The purpose of the Act, the nature of the rights concerned, the Tribunal’s operational constraints, the Tribunal’s specific clients, and all other relevant factors must be taken into account in order to identify the extent of the rules of procedural fairness. Given the high volume of cases heard by the Tribunal, the Tribunal must be allowed a certain amount of administrative flexibility, without compromising the objective of excellence that it has established along with other equally laudable objectives (accessibility, efficiency and speed)…

[28] It is important to note, however, that the Federal Court of Appeal has also been very clear that the introduction of new facts should be a rare occurrence. I repeat once again that it is not our role to conduct a de novo appeal or to re-hear the appeal on the merits. Only where the new facts would have a major impact on the outcome should they be admitted.

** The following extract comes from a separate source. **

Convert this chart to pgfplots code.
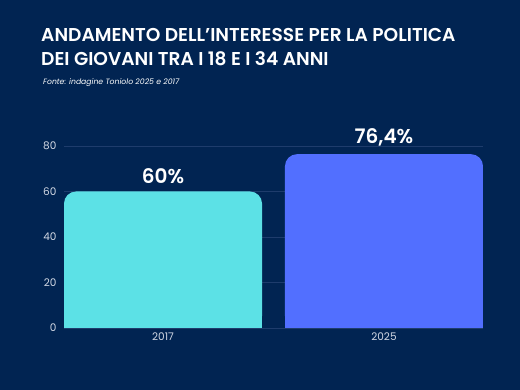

[29] If the Appeal Division were to admit new facts on a regular basis, it would be contrary to the Appeal Division’s proper role of overseeing and providing guidance to the General Division. It would also render the process unmanageable because of the deluge of documents that would no doubt result.

[30] Returning to the facts of this case, as discussed above the Commission has offered new evidence which establishes its own failure to exercise its discretion properly. Having reviewed the pleadings, and noting the agreement of the parties, I agree with them that it would be in the interests of justice to admit this new fact and to render the decision they have proposed.

[31] Therefore, I find that the Commission did not properly exercise its discretion in applying s. 52 of the Act. Had the Commission done so, the proper start date for the disentitlement would have been determined to have been March 2, 2014. The decision of the General Division is therefore varied accordingly.

Conclusion

[32] For the above reasons and on consent, the appeal is allowed. The decision of the General Division is varied in accordance with these reasons.